La
anciana había instalado su mecedora en la puerta de su vieja casa en
un viejo barrio de la capital al cual aún no llegaba la modernidad.
Sin centros comerciales ni multitiendas, la vida se abastecía de
pequeños almacenes y tiendas que vendían productos específicos. Un
bazar, una ferretería, una tienda de ropa de damas y otra de
caballeros, un restaurante de comida casera, un taller que arreglaba
de todo y una paquetería parecían suficientes para abastecer a la
vieja población del sector. La vida parecía avanzar más lento en
esa zona: la gente se movilizaba a pie, en bicicletas ya
descontinuadas y en vehículos que serían de colección, si es que
estuvieran bien mantenidos.
La
anciana miraba a sus vecinos pasar mientras disfrutaba de un mate y
de un libro que ya había leído innumerables veces. Todos en el
sector se conocían, se saludaban, conversaban acerca de sus vidas,
de sus temores y de sus tristezas; en ene sector de la capital no
había copropietarios sino vecinos, y todos se encargaban de mantener
la calidad de dicha relación.
Un
vehículo del año, de alta gama, se estacionó frente a la puerta de
la anciana, quien reconoció al conductor y a su acompañante. El
conductor, hijo de una vecina del barrio, la saludó educadamente,
mientras el acompañante sacó una carpeta, y sin siquiera saludar
empezó a decirle a la anciana que traía una nueva oferta para
comprar su casa y poder iniciar en el lugar un proyecto inmobiliario.

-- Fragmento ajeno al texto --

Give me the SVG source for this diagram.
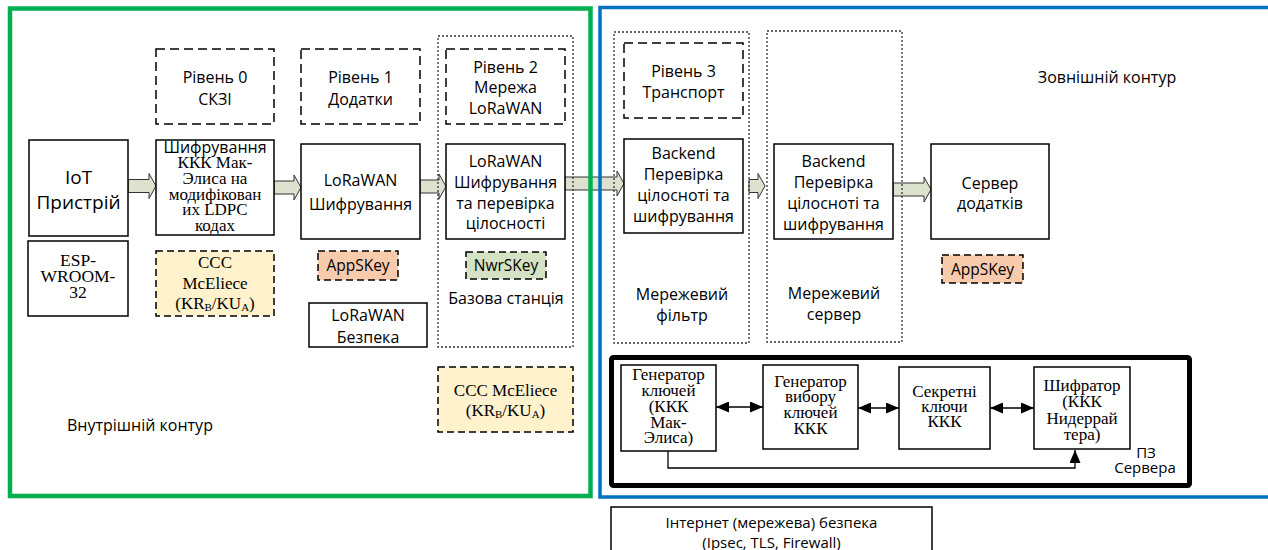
<svg xmlns="http://www.w3.org/2000/svg" width="1268" height="550" viewBox="0 0 1268 550">
<style>
.s{font-family:"Open Sans","Noto Sans","Liberation Sans",sans-serif;font-size:16px;fill:#000;text-anchor:middle}
.r{font-family:"Liberation Serif","Times New Roman",serif;font-size:17px;fill:#000;text-anchor:middle}
.box{fill:#fff;stroke:#000;stroke-width:1.5}
.dash{fill:#fff;stroke:#000;stroke-width:1.5;stroke-dasharray:9 5}
.kdash{stroke:#000;stroke-width:1.5;stroke-dasharray:7 4}
.dot{fill:none;stroke:#333;stroke-width:1.3;stroke-dasharray:2 2}
.blk{fill:#DCE2CE;stroke:#333;stroke-width:1}
.ln{fill:none;stroke:#000;stroke-width:1.3}
.yel{fill:#FFF2CC}
.org{fill:#F8CBAD}
.grn{fill:#D5E2C3}
</style>
<defs>
<marker id="ah" markerUnits="userSpaceOnUse" markerWidth="13" markerHeight="11" refX="13" refY="5.5" orient="auto-start-reverse">
<path d="M0,0 L13,5.5 L0,11 z" fill="#000"/>
</marker>
</defs>
<rect width="1268" height="550" fill="#fff"/>

<g id="connectors">
<polygon class="blk" points="128,179.5 149,179.5 149,173.5 156,186 149,198.5 149,192.5 128,192.5"/>
<polygon class="blk" points="274,181 294,181 294,175 301,187.5 294,200 294,194 274,194"/>
<polygon class="blk" points="420,180 439,180 439,174 446,186.5 439,199 439,193 420,193"/>
<polygon class="blk" points="565,177 617,177 617,171 624,183.5 617,196 617,190 565,190"/>
<polygon class="blk" points="749,179.5 758,179.5 758,173.5 765,186 758,198.5 758,192.5 749,192.5"/>
<polygon class="blk" points="893,183 924,183 924,177 931,189.5 924,202 924,196 893,196"/>
<line class="ln" x1="716" y1="407" x2="763" y2="407" marker-start="url(#ah)" marker-end="url(#ah)"/>
<line class="ln" x1="858" y1="408" x2="899" y2="408" marker-start="url(#ah)" marker-end="url(#ah)"/>
<line class="ln" x1="990" y1="408" x2="1034" y2="408" marker-start="url(#ah)" marker-end="url(#ah)"/>
<polyline class="ln" points="668,451 668,468 1075,468 1075,450" marker-end="url(#ah)"/>
</g>

<g id="inner-contour">
<rect x="10" y="8.5" width="580.5" height="487.5" fill="none" stroke="#00B050" stroke-width="4.5"/>
<text class="s" x="67" y="430.5" style="text-anchor:start">Внутрішній контур</text>
</g>

<g id="outer-contour">
<rect x="600" y="7.5" width="680" height="489.5" fill="none" stroke="#0070C0" stroke-width="3.5"/>
<text class="s" x="1107" y="82.5">Зовнішній контур</text>
</g>

<g id="iot">
<rect class="box" x="29" y="140" width="99" height="96"/>
<text class="s" x="78.5" y="184" style="font-size:19px">IoT</text>
<text class="s" x="78.5" y="209" style="font-size:19px">Пристрій</text>
</g>

<g id="esp">
<rect class="box" x="28" y="241" width="100" height="75"/>
<text class="r" x="78" y="266" style="font-size:17.5px">ESP-</text>
<text class="r" x="78" y="282" style="font-size:17.5px">WROOM-</text>
<text class="r" x="78" y="298" style="font-size:17.5px">32</text>
</g>

<g id="level0">
<rect class="dash" x="156" y="49" width="118" height="75"/>
<text class="s" x="215" y="82.5">Рівень 0</text>
<text class="s" x="215" y="104.5">СКЗІ</text>
</g>

<g id="mceliece-enc">
<rect class="box" x="156" y="140" width="118" height="95"/>
<text class="s" x="215" y="152.5">Шифрування</text>
<text class="r" x="215" y="168">ККК Мак-</text>
<text class="r" x="215" y="184">Элиса на</text>
<text class="r" x="215" y="199.5">модифікован</text>
<text class="r" x="215" y="215">их LDPC</text>
<text class="r" x="215" y="231">кодах</text>
</g>

<g id="ccc1">
<rect class="kdash yel" x="156" y="251" width="118" height="65"/>
<text class="r" x="215" y="268">CCC</text>
<text class="r" x="215" y="289">McEliece</text>
<text class="r" x="215" y="309">(KR<tspan font-size="11" dy="2">B</tspan><tspan dy="-2">/KU</tspan><tspan font-size="11" dy="2">A</tspan><tspan dy="-2">)</tspan></text>
</g>

<g id="level1">
<rect class="dash" x="301" y="49" width="119" height="75"/>
<text class="s" x="360.5" y="82.5">Рівень 1</text>
<text class="s" x="360.5" y="104.5">Додатки</text>
</g>

<g id="lorawan-enc">
<rect class="box" x="301" y="144" width="119" height="95"/>
<text class="s" x="360.5" y="185.5">LoRaWAN</text>
<text class="s" x="360.5" y="209.5">Шифрування</text>
</g>

<g id="appskey1">
<rect class="kdash org" x="318" y="251" width="80" height="29"/>
<text class="s" x="358" y="271" style="font-size:15.5px">AppSKey</text>
</g>

<g id="lorawan-sec">
<rect class="box" x="309" y="303" width="118" height="44"/>
<text class="s" x="368" y="320.5">LoRaWAN</text>
<text class="s" x="368" y="342.5">Безпека</text>
</g>

<g id="base-station">
<rect class="dot" x="438" y="36" width="135" height="311"/>
<text class="s" x="506" y="303.5">Базова станція</text>
</g>

<g id="level2">
<rect class="dash" x="446" y="49" width="119" height="75"/>
<text class="s" x="505.5" y="72.5">Рівень 2</text>
<text class="s" x="505.5" y="93">Мережа</text>
<text class="s" x="505.5" y="113.5">LoRaWAN</text>
</g>

<g id="lorawan-enc-check">
<rect class="box" x="446" y="144" width="119" height="95"/>
<text class="s" x="505.5" y="166.5">LoRaWAN</text>
<text class="s" x="505.5" y="187.5">Шифрування</text>
<text class="s" x="505.5" y="208.5">та перевірка</text>
<text class="s" x="505.5" y="229">цілосності</text>
</g>

<g id="nwrskey">
<rect class="kdash grn" x="466" y="252" width="80" height="27"/>
<text class="s" x="506" y="271" style="font-size:15.5px">NwrSKey</text>
</g>

<g id="ccc2">
<rect class="kdash yel" x="438" y="367" width="135" height="65"/>
<text class="r" x="505.5" y="396">CCC McEliece</text>
<text class="r" x="505.5" y="416">(KR<tspan font-size="11" dy="2">B</tspan><tspan dy="-2">/KU</tspan><tspan font-size="11" dy="2">A</tspan><tspan dy="-2">)</tspan></text>
</g>

<g id="network-filter">
<rect class="dot" x="614" y="32" width="135" height="311"/>
<text class="s" x="682" y="299.5">Мережевий</text>
<text class="s" x="682" y="320.5">фільтр</text>
</g>

<g id="level3">
<rect class="dash" x="624" y="43" width="119" height="75"/>
<text class="s" x="683.5" y="76.5">Рівень 3</text>
<text class="s" x="683.5" y="97.5">Транспорт</text>
</g>

<g id="backend1">
<rect class="box" x="624" y="139" width="119" height="94"/>
<text class="s" x="683.5" y="158.5">Backend</text>
<text class="s" x="683.5" y="179.5">Перевірка</text>
<text class="s" x="683.5" y="200.5">цілосноті та</text>
<text class="s" x="683.5" y="221.5">шифрування</text>
</g>

<g id="network-server">
<rect class="dot" x="767" y="31" width="135" height="311"/>
<text class="s" x="834" y="298.5">Мережевий</text>
<text class="s" x="834" y="319.5">сервер</text>
</g>

<g id="backend2">
<rect class="box" x="774" y="144" width="119" height="95"/>
<text class="s" x="833.5" y="166.5">Backend</text>
<text class="s" x="833.5" y="187.5">Перевірка</text>
<text class="s" x="833.5" y="208.5">цілосноті та</text>
<text class="s" x="833.5" y="229.5">шифрування</text>
</g>

<g id="app-server">
<rect class="box" x="931" y="144" width="118" height="95"/>
<text class="s" x="990" y="188.5">Сервер</text>
<text class="s" x="990" y="208.5">додатків</text>
</g>

<g id="appskey2">
<rect class="kdash org" x="942" y="255" width="81" height="28"/>
<text class="s" x="982.5" y="274.5" style="font-size:15.5px">AppSKey</text>
</g>

<g id="server-software">
<rect x="611.5" y="357.5" width="578" height="128" rx="2" fill="none" stroke="#000" stroke-width="5"/>
<text class="s" x="1146" y="457.5" style="font-size:15px">ПЗ</text>
<text class="s" x="1145" y="473" style="font-size:15px">Сервера</text>
</g>

<g id="key-generator">
<rect class="box" x="621" y="365" width="95" height="86"/>
<text class="r" x="668.5" y="380">Генератор</text>
<text class="r" x="668.5" y="396">ключей</text>
<text class="r" x="668.5" y="412">(ККК</text>
<text class="r" x="668.5" y="428">Мак-</text>
<text class="r" x="668.5" y="443">Элиса)</text>
</g>

<g id="key-selection">
<rect class="box" x="763" y="365" width="95" height="84"/>
<text class="r" x="810.5" y="387">Генератор</text>
<text class="r" x="810.5" y="402">вибору</text>
<text class="r" x="810.5" y="418">ключей</text>
<text class="r" x="810.5" y="434">ККК</text>
</g>

<g id="secret-keys">
<rect class="box" x="899" y="367" width="91" height="82"/>
<text class="r" x="944.5" y="397">Секретні</text>
<text class="r" x="944.5" y="412">ключи</text>
<text class="r" x="944.5" y="427">ККК</text>
</g>

<g id="encryptor">
<rect class="box" x="1034" y="367" width="96" height="82"/>
<text class="r" x="1082" y="391">Шифратор</text>
<text class="r" x="1082" y="407">(ККК</text>
<text class="r" x="1082" y="424">Нидеррай</text>
<text class="r" x="1082" y="440">тера)</text>
</g>

<g id="internet-security">
<rect class="box" x="611" y="507" width="321" height="50"/>
<text class="s" x="771.5" y="528" style="font-size:15px">Інтернет (мережева) безпека</text>
<text class="s" x="771.5" y="548" style="font-size:15px">(Ipsec, TLS, Firewall)</text>
</g>
</svg>
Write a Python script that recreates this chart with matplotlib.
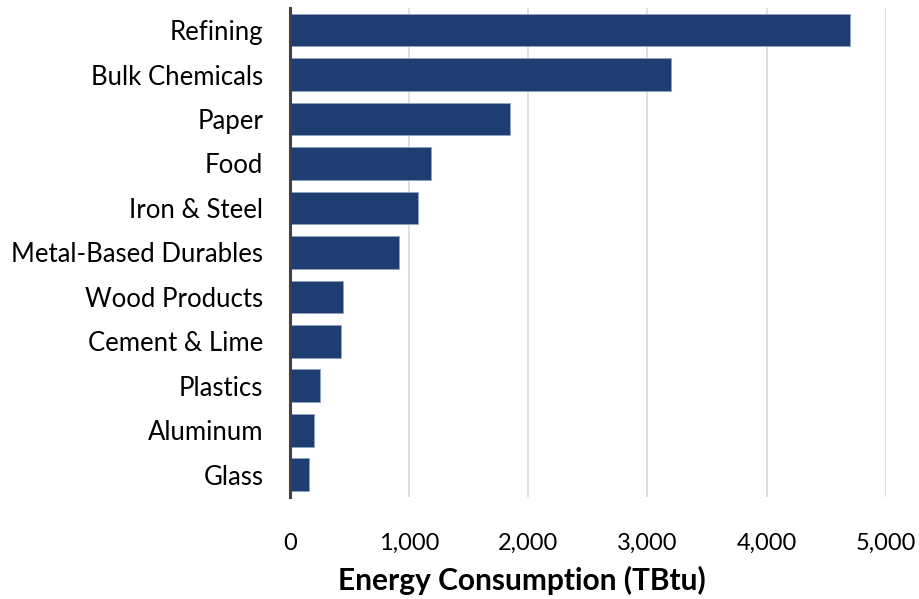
import numpy as np
import matplotlib.pyplot as plt
from matplotlib.ticker import FuncFormatter

plt.rcParams['font.family'] = ['Lato', 'DejaVu Sans']

sectors = ['Refining', 'Bulk Chemicals', 'Paper', 'Food', 'Iron & Steel',
           'Metal-Based Durables', 'Wood Products', 'Cement & Lime',
           'Plastics', 'Aluminum', 'Glass']
consumption = [4700, 3200, 1850, 1185, 1076, 916, 445, 429, 252, 202, 160]

fig = plt.figure(figsize=(9.2, 5.99), dpi=100)
ax = fig.add_axes([0.315, 0.170, 0.648, 0.817])

y = np.arange(len(sectors))
ax.barh(y, consumption, height=0.74, color='#1E3D70', edgecolor='#8FA3C0',
        linewidth=0.6, zorder=3)
ax.set_yticks(y)
ax.set_yticklabels(sectors)
ax.set_ylim(len(sectors) - 0.5, -0.5)
ax.set_xlim(0, 5000)
ax.set_xticks(np.arange(0, 5001, 1000))
ax.xaxis.set_major_formatter(FuncFormatter(lambda v, p: f'{int(v):,}'))

ax.grid(axis='x', color='#D9D9D9', linewidth=1.2, zorder=0)
for s in ['top', 'right', 'bottom']:
    ax.spines[s].set_visible(False)
ax.spines['left'].set_color('#404040')
ax.spines['left'].set_linewidth(2.2)
ax.spines['left'].set_zorder(4)

ax.tick_params(axis='y', length=0, labelsize=18.5, colors='#000000', pad=19)
ax.tick_params(axis='x', length=0, labelsize=17, colors='#000000', pad=26)

# x axis title sits left of the axes centre in the original
fig.text(522 / 920, 1 - 580 / 599, 'Energy Consumption (TBtu)', fontsize=21.5,
         fontweight='bold', ha='center', va='center')

fig.savefig('out.png', dpi=100)
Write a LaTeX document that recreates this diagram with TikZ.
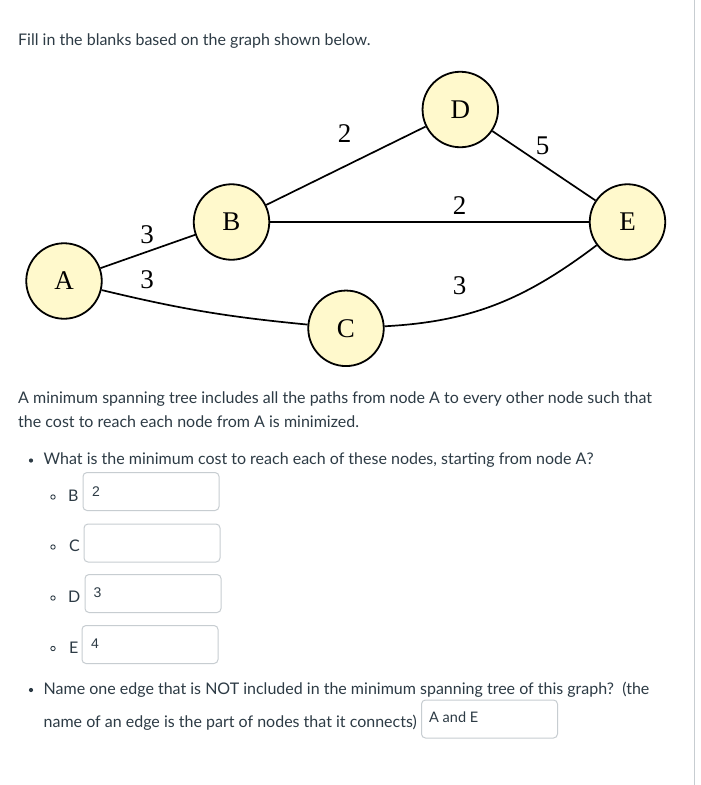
\documentclass[tikz,border=0pt]{standalone}
\usepackage{fontspec}
\setmainfont{Lato}
\newfontfamily\timesf{Liberation Serif}
\newfontfamily\arialf{Liberation Sans}
\definecolor{textc}{RGB}{45,59,69}
\definecolor{boxc}{RGB}{199,205,209}
\definecolor{nodefill}{RGB}{255,249,204}
\definecolor{rulec}{RGB}{199,205,209}
\tikzset{
  gnode/.style={circle,draw=black,line width=1.8pt,fill=nodefill,minimum size=75.5pt,inner sep=0pt,font=\timesf\fontsize{27}{27}\selectfont},
  glabel/.style={inner sep=0pt,font=\timesf\fontsize{27}{27}\selectfont},
  gedge/.style={draw=black,line width=1.7pt},
  body/.style={inner sep=0pt,anchor=base west,text=textc,font=\fontsize{16}{24}\selectfont},
  ansbox/.style={draw=boxc,line width=1pt,rounded corners=4pt,fill=white,minimum width=136pt,minimum height=38pt,inner sep=0pt,anchor=north west},
  anstext/.style={inner sep=0pt,anchor=base west,text=textc,font=\arialf\fontsize{14}{14}\selectfont},
  anstextl/.style={inner sep=0pt,anchor=base west,text=textc,font=\fontsize{14.5}{14}\selectfont},
  subbullet/.style={circle,draw=textc,line width=0.9pt,minimum size=4.4pt,inner sep=0pt},
  mainbullet/.style={circle,fill=textc,minimum size=4.2pt,inner sep=0pt},
}
\begin{document}
\begin{tikzpicture}[x=1pt,y=-1pt]
\useasboundingbox (0,0) rectangle (701,785);
\fill[white] (0,0) rectangle (701,785);
\draw[rulec,line width=1pt] (694,0) -- (694,785);

\node[body] (title) at (18,45.5) {Fill in the blanks based on the graph shown below.};

% graph
\node[gnode] (A) at (64,281) {A};
\node[gnode] (B) at (231.5,222) {B};
\node[gnode] (C) at (346,328.3) {C};
\node[gnode] (D) at (460.3,109.5) {D};
\node[gnode] (E) at (627.5,222) {E};
\draw[gedge] (A) -- (B);
\draw[gedge] (A) to[bend right=4] (C);
\draw[gedge] (B) -- (D);
\draw[gedge] (B) -- (E);
\draw[gedge] (D) -- (E);
\draw[gedge] (C) to[out=3,in=217] (E);
\node[glabel] (lBD) at (344.5,134) {2};
\node[glabel] (lDE) at (542.5,146) {5};
\node[glabel] (lBE) at (459.7,206) {2};
\node[glabel] (lAB) at (147,235) {3};
\node[glabel] (lAC) at (147,280) {3};
\node[glabel] (lCE) at (459.5,286) {3};

% text
\node[body] (p1) at (18,403.5) {A minimum spanning tree includes all the paths from node A to every other node such that};
\node[body] (p2) at (18,427.5) {the cost to reach each node from A is minimized.};
\node[mainbullet] (b1) at (31,460.5) {};
\node[body] (q1) at (43.5,464.5) {What is the minimum cost to reach each of these nodes, starting from node A?};

\node[subbullet] (sB) at (53,497) {};
\node[body] (tB) at (68,501.5) {B};
\node[ansbox] (bxB) at (82.5,472) {};
\node[anstext] (vB) at (92,496.5) {2};

\node[subbullet] (sC) at (53,547) {};
\node[body] (tC) at (69,551.5) {C};
\node[ansbox] (bxC) at (83.5,523.5) {};

\node[subbullet] (sD) at (53,598) {};
\node[body] (tD) at (68,602.5) {D};
\node[ansbox] (bxD) at (84.5,574) {};
\node[anstext] (vD) at (93.5,597.5) {3};

\node[subbullet] (sE) at (53,648.5) {};
\node[body] (tE) at (69,653.5) {E};
\node[ansbox] (bxE) at (81.5,625) {};
\node[anstext] (vE) at (91,648) {4};

\node[mainbullet] (b2) at (31,690) {};
\node[body] (q2a) at (43.5,694) {Name one edge that is NOT included in the minimum spanning tree of this graph?\ \ (the};
\node[body] (q2b) at (43.5,727) {name of an edge is the part of nodes that it connects)};
\node[ansbox,minimum width=136pt] (bxF) at (421,699.5) {};
\node[anstextl] (vF) at (429,722.5) {A and E};
\end{tikzpicture}
\end{document}
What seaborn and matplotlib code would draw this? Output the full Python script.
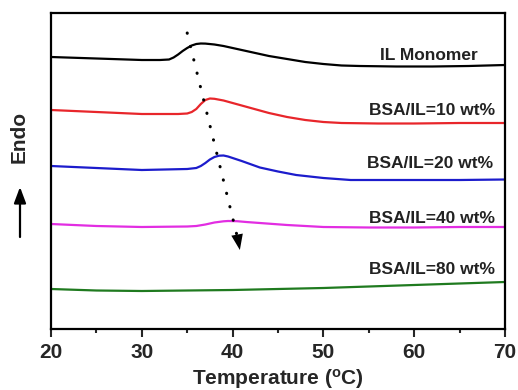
import numpy as np
import pandas as pd
import matplotlib.pyplot as plt
import seaborn as sns

# ----- DSC traces (heat flow in arbitrary units, already offset) -----
temp_monomer = [20, 25, 30, 32, 33, 33.5, 34, 34.5, 35, 35.5, 36, 36.5, 37, 38, 39, 40, 42, 44, 46, 48,
                50, 52, 54, 58, 62, 66, 70]
hf_monomer = [27.2, 27.05, 26.9, 26.9, 26.95, 27.15, 27.45, 27.8, 28.1, 28.35, 28.5, 28.55, 28.54, 28.45,
              28.3, 28.1, 27.7, 27.3, 27.0, 26.7, 26.5, 26.35, 26.3, 26.25, 26.25, 26.3, 26.4]

temp_10 = [20, 25, 30, 34, 35, 35.5, 36, 36.5, 37, 37.5, 38, 39, 40, 42, 44, 46, 48, 50, 52, 56, 60, 65, 70]
hf_10 = [21.9, 21.7, 21.5, 21.5, 21.55, 21.7, 22.0, 22.5, 22.9, 23.05, 23.02, 22.85, 22.6, 22.1, 21.6,
         21.2, 20.9, 20.7, 20.6, 20.55, 20.55, 20.6, 20.6]

temp_20 = [20, 25, 30, 35, 36, 36.5, 37, 37.5, 38, 38.5, 39, 39.5, 40, 41, 43, 45, 47, 50, 53, 60, 65, 70]
hf_20 = [16.3, 16.1, 15.9, 16.0, 16.1, 16.3, 16.6, 16.95, 17.2, 17.33, 17.35, 17.25, 17.1, 16.8, 16.15,
         15.75, 15.4, 15.1, 14.9, 14.9, 14.9, 14.95]

temp_40 = [20, 25, 30, 35, 36, 37, 38, 39, 39.5, 40.5, 41.5, 43, 46, 50, 55, 60, 65, 70]
hf_40 = [10.5, 10.3, 10.2, 10.25, 10.3, 10.45, 10.65, 10.77, 10.8, 10.78, 10.7, 10.6, 10.4, 10.2, 10.15,
         10.15, 10.2, 10.2]

temp_80 = [20, 25, 30, 35, 40, 45, 50, 55, 60, 65, 70]
hf_80 = [4.0, 3.85, 3.8, 3.85, 3.9, 4.0, 4.1, 4.25, 4.4, 4.55, 4.7]

labels = ["IL Monomer", "BSA/IL=10 wt%", "BSA/IL=20 wt%", "BSA/IL=40 wt%", "BSA/IL=80 wt%"]
colors = ["#000000", "#e8262b", "#1c1ccc", "#e22de2", "#1f7a1f"]
# label anchor (right edge temperature, heat flow)
label_x = [67.0, 68.9, 68.7, 68.9, 68.9]
label_y = [27.4, 21.9, 16.6, 11.1, 5.9]

# peak-shift guide arrow (temperature, heat flow)
shift_start = (35.0, 29.6)
shift_end = (40.8, 7.9)

curves = [(temp_monomer, hf_monomer), (temp_10, hf_10), (temp_20, hf_20),
          (temp_40, hf_40), (temp_80, hf_80)]
frames = []
for lab, (t, h) in zip(labels, curves):
    frames.append(pd.DataFrame({"temp": t, "hf": h, "sample": lab}))
df = pd.concat(frames, ignore_index=True)

sns.set_theme(style="ticks")
plt.rcParams['font.family'] = ['Liberation Sans', 'DejaVu Sans']
plt.rcParams['font.weight'] = 'bold'
plt.rcParams['mathtext.fontset'] = 'custom'
plt.rcParams['mathtext.bf'] = 'Liberation Sans:bold'
plt.rcParams['mathtext.rm'] = 'Liberation Sans:bold'
plt.rcParams['mathtext.default'] = 'bf'

fig = plt.figure(figsize=(5.18, 3.90), dpi=100)
ax = fig.add_axes([51 / 518, 61 / 390, 454 / 518, 316 / 390])

sns.lineplot(data=df, x="temp", y="hf", hue="sample", hue_order=labels,
             palette=colors, linewidth=1.6, legend=False, ax=ax, sort=False)

for lab, c, x, y in zip(labels, colors, label_x, label_y):
    ax.text(x, y, lab, ha="right", va="center", fontsize=12.5, fontweight="bold", color="#222222")

# dotted guide with filled head
ax.plot([shift_start[0], shift_end[0] - 0.25], [shift_start[1], shift_end[1] + 1.2],
        color="black", linestyle=(0, (0.1, 4.4)), linewidth=2.2, dash_capstyle="round")
ax.annotate("", xy=shift_end, xytext=(shift_end[0] - 0.3, shift_end[1] + 1.5),
            arrowprops=dict(arrowstyle="-|>,head_length=0.75,head_width=0.28",
                            color="black", lw=0, mutation_scale=15, shrinkA=0, shrinkB=0))

ax.set_xlim(20, 70)
ax.set_ylim(0, 31.6)
ax.set_xticks([20, 30, 40, 50, 60, 70])
ax.set_xticks([25, 35, 45, 55, 65], minor=True)
ax.set_yticks([])
ax.tick_params(axis="x", which="major", direction="out", length=6, width=1.5,
               labelsize=15, pad=4)
ax.tick_params(axis="x", which="minor", direction="out", length=3, width=1.5)
for lbl in ax.get_xticklabels():
    lbl.set_fontweight("bold")
for sp in ax.spines.values():
    sp.set_visible(True)
    sp.set_linewidth(1.6)
    sp.set_color("black")

ax.set_xlabel(r"Temperature ($^{o}$C)", fontsize=15, fontweight="bold", labelpad=4)
ax.set_ylabel("Endo", fontsize=15, fontweight="bold")
ax.yaxis.set_label_coords(-0.05, 0.607)

# upward arrow under the "Endo" label
ax.annotate("", xy=(20 / 518, 203 / 390), xytext=(20 / 518, 153 / 390),
            xycoords="figure fraction", textcoords="figure fraction",
            arrowprops=dict(arrowstyle="-|>,head_length=0.8,head_width=0.3",
                            color="black", lw=1.6, mutation_scale=12, shrinkA=0, shrinkB=0))

plt.savefig("out.png", dpi=100)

El hombre le recordó que ya era la novena oferta, que ya no podía
ofrecer más, y que sería recomendable que la aceptara, pues la vida
estaba llena de imprevistos, que los accidentes sucedían de la nada,
y que no quería que nada le pasara por no firmar la compraventa.
Luego de terminar su discurso, la anciana le dio las gracias y le
dijo que lo pensaría. Justo en la casa vecina otro anciano había
abierto la ventana para dejar entrar el sol y escuchó todo. Una vez
se fue el vehículo el anciano se sentó frente a su teléfono de
disco, sacó una vieja libreta de cartón forrado y empezó a hacer
algunas llamadas.
El
empresario inmobiliario estaba incómodo, luego de viajar a ese
barrio de mierda que interesaba a ciertos inversionistas, para
nuevamente volver con las manos vacías. Al hombre le disgustaba la
situación, pero al parecer debería tomar ciertas medidas para
lograr la compra de la casa destartalada, y darle una señal al resto
de los dueños que era buena idea venderle sus propiedades. De pronto
el cielo pareció oscurecerse, cosa extraña en pleno verano a las
dos de la tarde. El hombre se levantó para acercarse a la ventana:
en ese instante una serie de imágenes humanoides transparentes
empezaron a volar frente a sus ojos; el hombre no entendía lo que
pasaba, y temió estar sufriendo un accidente vascular. Al intentar
acercarse a su puerta ésta se cerró bruscamente frente a él, y las
imágenes empezaron a pasar con más violencia por su rostro.
Mientras el conductor del vehículo terminaba de limpiarlo, escuchó
un ruido y un grito que se acercaban a él: instintivamente se alejó
del auto, sobre el cual cayó pesadamente el cuerpo de su jefe, quien
se había lanzado desde el piso veinte. A varios kilómetros de
distancia, veinte ancianos despertaban de una siesta forzada que
había cumplido su objetivo. A esa hora la anciana seguía sentada en
su mecedora en la puerta de su casa.